Lovely to read this via Leila's note (I love her work).
yes, so relatable, Lucy! I am American and have lived in 8 countries in Europe and Asia as an 'expat'. My son was born in Austria - a marvelous place to have a child for the maternity leave and other benefits, but also a disorienting one. Probably I would have been disoriented in motherhood anywhere, even 'home', but the cultural differences and distance from family were both extremely difficult and mind opening. My son is 6 now, and has lived also in the UK and Switzerland. We are about to move to Japan. Everywhere we go, i have both mind-splitting difficulty with cultural differences as a mother but also awakenings and freedoms. I find that by seeing the way other people raise children, it gives me more freedom to choose how I want to raise mine. Some things are out of our control, but additionally, other expats / immigrants tend to really support each other when needed, like an instant family.
Good luck with your journey!
Kate
Your article reminds me of how it was after giving birth to my first kid. She was born in Germany, and I am originally from Hong Kong. By the time she was born, I already lived in Germany for a few years. But my German was far from sufficient. All the doctor appointment, baby classes, etc. were in Germany. I had a hard time to adjust.

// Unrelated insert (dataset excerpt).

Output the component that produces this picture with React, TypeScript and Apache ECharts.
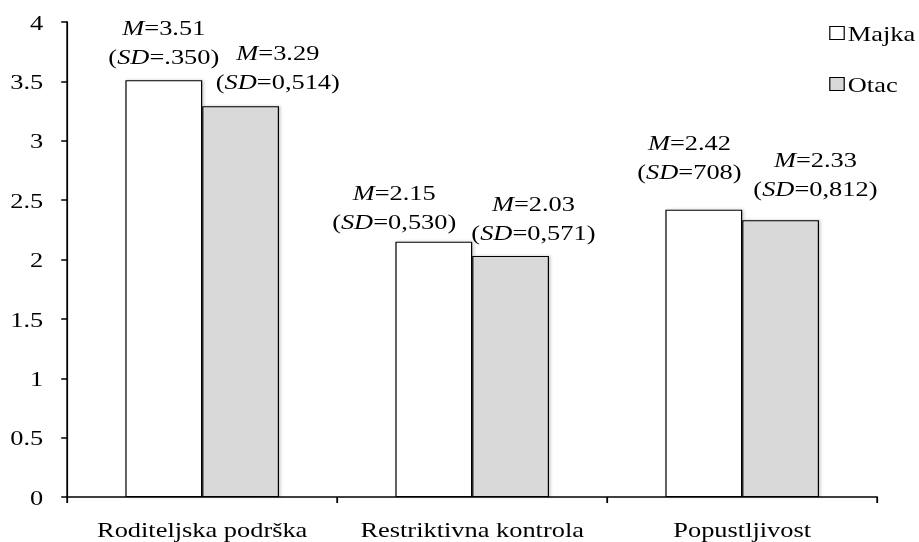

Besides, I was changing from a full time career woman to a stay at home mom for the first year. Completely isolated with the social interaction I was used to. Husband was working most of the day away from home. I had depression.
So, I totally understand you and how it was to navigate motherhood, especially as an expat. But you know what, things get better. By the time I had my second kid, I was already a pro. My German improved significantly (especially for motherhood vocabulary 😊). I knew what to do with a small baby. And I already knew some other families who are in the same situation like me so that we could hang out.
It is a process. It is hard. But we also learn a lot along the way. Things only get easier and better. And when you look back one day, you won't even realize how fast time has passed and the challenge you overcome makes the person you are now. My kids are already in elementary school now and I don't know how that happened. Time flies!